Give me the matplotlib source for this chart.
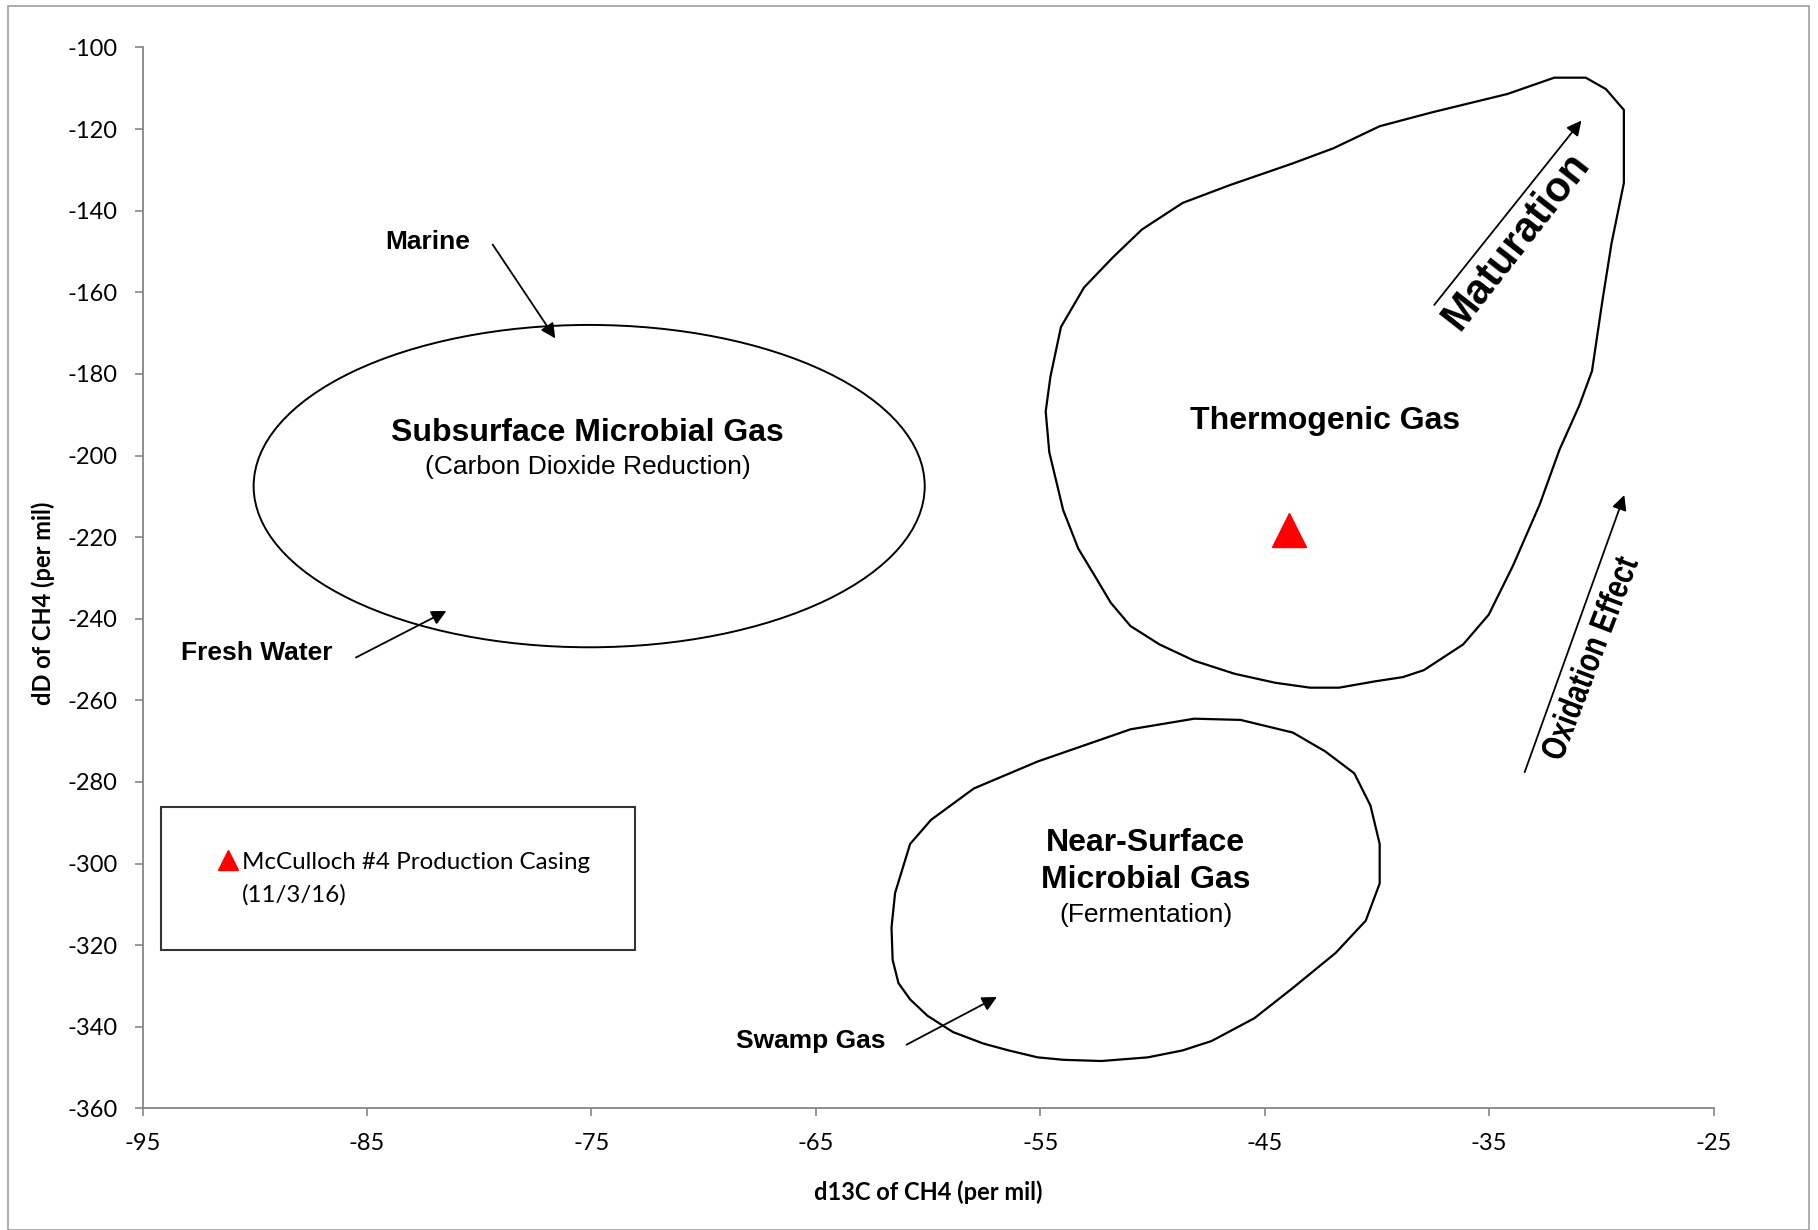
import matplotlib
matplotlib.use("Agg")
import matplotlib.pyplot as plt
from matplotlib.patches import Ellipse, Polygon, Rectangle, PathPatch
from matplotlib.lines import Line2D
from matplotlib.textpath import TextPath
from matplotlib.font_manager import FontProperties
from matplotlib.transforms import Affine2D

plt.rcParams["axes.unicode_minus"] = False

# thermogenic gas field outline (d13C, dD)
thermo_x = [-32.1, -30.7, -29.8, -29.0, -29.0, -29.55, -29.96, -30.42, -30.99, -31.87,
            -32.75, -33.94, -35.02, -36.16, -37.91, -38.84, -40.14, -41.69, -42.98, -44.53,
            -46.34, -48.14, -49.69, -50.98, -51.86, -52.53, -53.31, -53.98, -54.6, -54.76,
            -54.55, -54.08, -53.05, -51.76, -50.47, -48.66, -46.59, -43.75, -41.94, -39.88,
            -37.55, -34.19]
thermo_y = [-107.4, -107.4, -110.2, -115.3, -133.2, -148.0, -162.2, -179.3, -187.8, -198.6,
            -212.0, -227.0, -239.0, -246.3, -252.6, -254.3, -255.4, -256.9, -256.9, -255.7,
            -253.5, -250.3, -246.3, -241.8, -236.1, -229.9, -222.8, -213.4, -199.2, -189.2,
            -180.7, -168.5, -158.8, -151.4, -144.6, -138.1, -133.8, -128.4, -124.7, -119.3,
            -115.9, -111.4]

# near-surface microbial gas outline
near_x = [-48.14, -46.08, -43.75, -42.31, -41.01, -40.29, -39.88, -39.88, -40.5, -41.84,
          -43.75, -45.46, -47.37, -48.66, -50.21, -52.28, -53.98, -55.12, -56.41, -57.55,
          -58.89, -60.03, -60.8, -61.32, -61.58, -61.63, -61.47, -60.8, -59.87, -57.96,
          -55.12, -50.98]
near_y = [-264.5, -264.8, -267.9, -272.5, -277.9, -285.8, -295.2, -304.9, -314.0, -321.9,
          -330.5, -337.9, -343.5, -345.8, -347.5, -348.4, -348.1, -347.5, -345.8, -344.1,
          -341.3, -337.3, -333.3, -329.3, -323.6, -315.7, -307.2, -295.2, -289.3, -281.6,
          -275.0, -267.1]

# subsurface microbial gas field (ellipse)
sub_center = (-75.1, -207.5)
sub_width = 29.9
sub_height = 79.0

# sample
sample_x = [-43.9]
sample_y = [-218.2]
sample_label = ["McCulloch #4 Production Casing", "(11/3/16)"]

xticks = [-95, -85, -75, -65, -55, -45, -35, -25]
yticks = list(range(-360, -99, 20))

fig = plt.figure(figsize=(18.18, 12.3), dpi=100)
ax = fig.add_axes([0.0784, 0.0989, 0.8642, 0.8625])

# chart-area border
fig.patches.append(Rectangle((0.0044, 0.0), 0.9906, 0.995, transform=fig.transFigure,
                             fill=False, edgecolor="#a0a0a0", lw=1.2))

ax.add_patch(Polygon(list(zip(thermo_x, thermo_y)), closed=True, fill=False, ec="black", lw=1.6))
ax.add_patch(Polygon(list(zip(near_x, near_y)), closed=True, fill=False, ec="black", lw=1.6))
ax.add_patch(Ellipse(sub_center, sub_width, sub_height, fill=False, ec="black", lw=1.4))

pt, = ax.plot(sample_x, sample_y, "^", color="red", markersize=25, linestyle="none")

bold = dict(family="Liberation Sans", fontweight="bold", ha="center", va="center")
reg = dict(family="Liberation Sans", ha="center", va="center")

ax.text(-75.16, -194.6, "Subsurface Microbial Gas", fontsize=23, **bold)
ax.text(-75.16, -202.9, "(Carbon Dioxide Reduction)", fontsize=19, **reg)
ax.text(-42.31, -191.5, "Thermogenic Gas", fontsize=23, **bold)
ax.text(-50.31, -294.9, "Near-Surface", fontsize=23, **bold)
ax.text(-50.31, -304.0, "Microbial Gas", fontsize=23, **bold)
ax.text(-50.31, -312.6, "(Fermentation)", fontsize=19, **reg)

arrow = dict(arrowstyle="-|>", color="black", lw=1.3, mutation_scale=22, shrinkA=0, shrinkB=0)
ax.annotate("", xy=(-76.61, -171.3), xytext=(-79.4, -148.3), arrowprops=arrow)
ax.text(-82.29, -147.7, "Marine", fontsize=19, **bold)
ax.annotate("", xy=(-81.46, -238.1), xytext=(-85.49, -249.5), arrowprops=arrow)
ax.text(-89.89, -248.3, "Fresh Water", fontsize=19, **bold)
ax.annotate("", xy=(-56.93, -332.7), xytext=(-60.96, -344.4), arrowprops=arrow)
ax.text(-65.24, -343.5, "Swamp Gas", fontsize=19, **bold)

ax.annotate("", xy=(-30.89, -117.9), xytext=(-37.45, -163.1), arrowprops=arrow)
ax.text(-33.8, -147.6, "Maturation", fontsize=30, rotation=52, rotation_mode="anchor", **bold)
ax.annotate("", xy=(-28.98, -209.7), xytext=(-33.42, -277.6), arrowprops=arrow)

ax.set_xlim(-95, -25)
ax.set_ylim(-360, -100)


def narrow_text(x, y, s, size_px, angle, squeeze=0.8):
    # condensed bold label (no narrow font installed), drawn as a path in pixels
    tp = TextPath((0, 0), s, size=size_px,
                  prop=FontProperties(family="Liberation Sans", weight="bold"))
    ext = tp.get_extents()
    cx, cy = ax.transData.transform((x, y))
    tr = (Affine2D().translate(-(ext.x0 + ext.x1) / 2, -(ext.y0 + ext.y1) / 2)
          .scale(squeeze, 1.0).rotate_deg(angle).translate(cx, cy))
    ax.add_patch(PathPatch(tr.transform_path(tp), transform=None, fc="black", ec="none"))


narrow_text(-30.58, -249.5, "Oxidation Effect", 35, 69)

ax.set_xticks(xticks)
ax.set_yticks(yticks)
for s in ["top", "right"]:
    ax.spines[s].set_visible(False)
for s in ["left", "bottom"]:
    ax.spines[s].set_color("#868686")
    ax.spines[s].set_linewidth(1.3)
ax.tick_params(colors="#868686", length=6, width=1.2, pad=12, labelcolor="black", labelsize=17)
for lab in ax.get_xticklabels() + ax.get_yticklabels():
    lab.set_family("Lato")

ax.set_xlabel("d13C of CH4 (per mil)", family="Lato", fontweight="bold", fontsize=17)
ax.set_ylabel("dD of CH4 (per mil)", family="Lato", fontweight="bold", fontsize=17)
ax.xaxis.set_label_coords(0.5004, -0.0675)
ax.yaxis.set_label_coords(-0.0554, 0.476)

blank = Line2D([], [], linestyle="none", marker="none")
leg = ax.legend([pt, blank], sample_label, loc="upper left", bbox_to_anchor=(0.0118, 0.284),
                borderaxespad=0, prop=dict(family="Lato", size=17.4),
                frameon=True, fancybox=False, edgecolor="black", borderpad=1.85,
                labelspacing=0.45, handlelength=1.8, handletextpad=-0.3, markerscale=0.6)
leg.get_frame().set_linewidth(1.5)

fig.savefig("out.png", dpi=100)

== WHAT THIS TASK INVOLVES ==
Retype the data above exactly; pictures are not part of the copy.

== ANSWER FOR THIS EXERCISE ==
Give me the matplotlib source for this chart.
import matplotlib
matplotlib.use("Agg")
import matplotlib.pyplot as plt
from matplotlib.patches import Ellipse, Polygon, Rectangle, PathPatch
from matplotlib.lines import Line2D
from matplotlib.textpath import TextPath
from matplotlib.font_manager import FontProperties
from matplotlib.transforms import Affine2D

plt.rcParams["axes.unicode_minus"] = False

# thermogenic gas field outline (d13C, dD)
thermo_x = [-32.1, -30.7, -29.8, -29.0, -29.0, -29.55, -29.96, -30.42, -30.99, -31.87,
            -32.75, -33.94, -35.02, -36.16, -37.91, -38.84, -40.14, -41.69, -42.98, -44.53,
            -46.34, -48.14, -49.69, -50.98, -51.86, -52.53, -53.31, -53.98, -54.6, -54.76,
            -54.55, -54.08, -53.05, -51.76, -50.47, -48.66, -46.59, -43.75, -41.94, -39.88,
            -37.55, -34.19]
thermo_y = [-107.4, -107.4, -110.2, -115.3, -133.2, -148.0, -162.2, -179.3, -187.8, -198.6,
            -212.0, -227.0, -239.0, -246.3, -252.6, -254.3, -255.4, -256.9, -256.9, -255.7,
            -253.5, -250.3, -246.3, -241.8, -236.1, -229.9, -222.8, -213.4, -199.2, -189.2,
            -180.7, -168.5, -158.8, -151.4, -144.6, -138.1, -133.8, -128.4, -124.7, -119.3,
            -115.9, -111.4]

# near-surface microbial gas outline
near_x = [-48.14, -46.08, -43.75, -42.31, -41.01, -40.29, -39.88, -39.88, -40.5, -41.84,
          -43.75, -45.46, -47.37, -48.66, -50.21, -52.28, -53.98, -55.12, -56.41, -57.55,
          -58.89, -60.03, -60.8, -61.32, -61.58, -61.63, -61.47, -60.8, -59.87, -57.96,
          -55.12, -50.98]
near_y = [-264.5, -264.8, -267.9, -272.5, -277.9, -285.8, -295.2, -304.9, -314.0, -321.9,
          -330.5, -337.9, -343.5, -345.8, -347.5, -348.4, -348.1, -347.5, -345.8, -344.1,
          -341.3, -337.3, -333.3, -329.3, -323.6, -315.7, -307.2, -295.2, -289.3, -281.6,
          -275.0, -267.1]

# subsurface microbial gas field (ellipse)
sub_center = (-75.1, -207.5)
sub_width = 29.9
sub_height = 79.0

# sample
sample_x = [-43.9]
sample_y = [-218.2]
sample_label = ["McCulloch #4 Production Casing", "(11/3/16)"]

xticks = [-95, -85, -75, -65, -55, -45, -35, -25]
yticks = list(range(-360, -99, 20))

fig = plt.figure(figsize=(18.18, 12.3), dpi=100)
ax = fig.add_axes([0.0784, 0.0989, 0.8642, 0.8625])

# chart-area border
fig.patches.append(Rectangle((0.0044, 0.0), 0.9906, 0.995, transform=fig.transFigure,
                             fill=False, edgecolor="#a0a0a0", lw=1.2))

ax.add_patch(Polygon(list(zip(thermo_x, thermo_y)), closed=True, fill=False, ec="black", lw=1.6))
ax.add_patch(Polygon(list(zip(near_x, near_y)), closed=True, fill=False, ec="black", lw=1.6))
ax.add_patch(Ellipse(sub_center, sub_width, sub_height, fill=False, ec="black", lw=1.4))

pt, = ax.plot(sample_x, sample_y, "^", color="red", markersize=25, linestyle="none")

bold = dict(family="Liberation Sans", fontweight="bold", ha="center", va="center")
reg = dict(family="Liberation Sans", ha="center", va="center")

ax.text(-75.16, -194.6, "Subsurface Microbial Gas", fontsize=23, **bold)
ax.text(-75.16, -202.9, "(Carbon Dioxide Reduction)", fontsize=19, **reg)
ax.text(-42.31, -191.5, "Thermogenic Gas", fontsize=23, **bold)
ax.text(-50.31, -294.9, "Near-Surface", fontsize=23, **bold)
ax.text(-50.31, -304.0, "Microbial Gas", fontsize=23, **bold)
ax.text(-50.31, -312.6, "(Fermentation)", fontsize=19, **reg)

arrow = dict(arrowstyle="-|>", color="black", lw=1.3, mutation_scale=22, shrinkA=0, shrinkB=0)
ax.annotate("", xy=(-76.61, -171.3), xytext=(-79.4, -148.3), arrowprops=arrow)
ax.text(-82.29, -147.7, "Marine", fontsize=19, **bold)
ax.annotate("", xy=(-81.46, -238.1), xytext=(-85.49, -249.5), arrowprops=arrow)
ax.text(-89.89, -248.3, "Fresh Water", fontsize=19, **bold)
ax.annotate("", xy=(-56.93, -332.7), xytext=(-60.96, -344.4), arrowprops=arrow)
ax.text(-65.24, -343.5, "Swamp Gas", fontsize=19, **bold)

ax.annotate("", xy=(-30.89, -117.9), xytext=(-37.45, -163.1), arrowprops=arrow)
ax.text(-33.8, -147.6, "Maturation", fontsize=30, rotation=52, rotation_mode="anchor", **bold)
ax.annotate("", xy=(-28.98, -209.7), xytext=(-33.42, -277.6), arrowprops=arrow)

ax.set_xlim(-95, -25)
ax.set_ylim(-360, -100)


def narrow_text(x, y, s, size_px, angle, squeeze=0.8):
    # condensed bold label (no narrow font installed), drawn as a path in pixels
    tp = TextPath((0, 0), s, size=size_px,
                  prop=FontProperties(family="Liberation Sans", weight="bold"))
    ext = tp.get_extents()
    cx, cy = ax.transData.transform((x, y))
    tr = (Affine2D().translate(-(ext.x0 + ext.x1) / 2, -(ext.y0 + ext.y1) / 2)
          .scale(squeeze, 1.0).rotate_deg(angle).translate(cx, cy))
    ax.add_patch(PathPatch(tr.transform_path(tp), transform=None, fc="black", ec="none"))


narrow_text(-30.58, -249.5, "Oxidation Effect", 35, 69)

ax.set_xticks(xticks)
ax.set_yticks(yticks)
for s in ["top", "right"]:
    ax.spines[s].set_visible(False)
for s in ["left", "bottom"]:
    ax.spines[s].set_color("#868686")
    ax.spines[s].set_linewidth(1.3)
ax.tick_params(colors="#868686", length=6, width=1.2, pad=12, labelcolor="black", labelsize=17)
for lab in ax.get_xticklabels() + ax.get_yticklabels():
    lab.set_family("Lato")

ax.set_xlabel("d13C of CH4 (per mil)", family="Lato", fontweight="bold", fontsize=17)
ax.set_ylabel("dD of CH4 (per mil)", family="Lato", fontweight="bold", fontsize=17)
ax.xaxis.set_label_coords(0.5004, -0.0675)
ax.yaxis.set_label_coords(-0.0554, 0.476)

blank = Line2D([], [], linestyle="none", marker="none")
leg = ax.legend([pt, blank], sample_label, loc="upper left", bbox_to_anchor=(0.0118, 0.284),
                borderaxespad=0, prop=dict(family="Lato", size=17.4),
                frameon=True, fancybox=False, edgecolor="black", borderpad=1.85,
                labelspacing=0.45, handlelength=1.8, handletextpad=-0.3, markerscale=0.6)
leg.get_frame().set_linewidth(1.5)

fig.savefig("out.png", dpi=100)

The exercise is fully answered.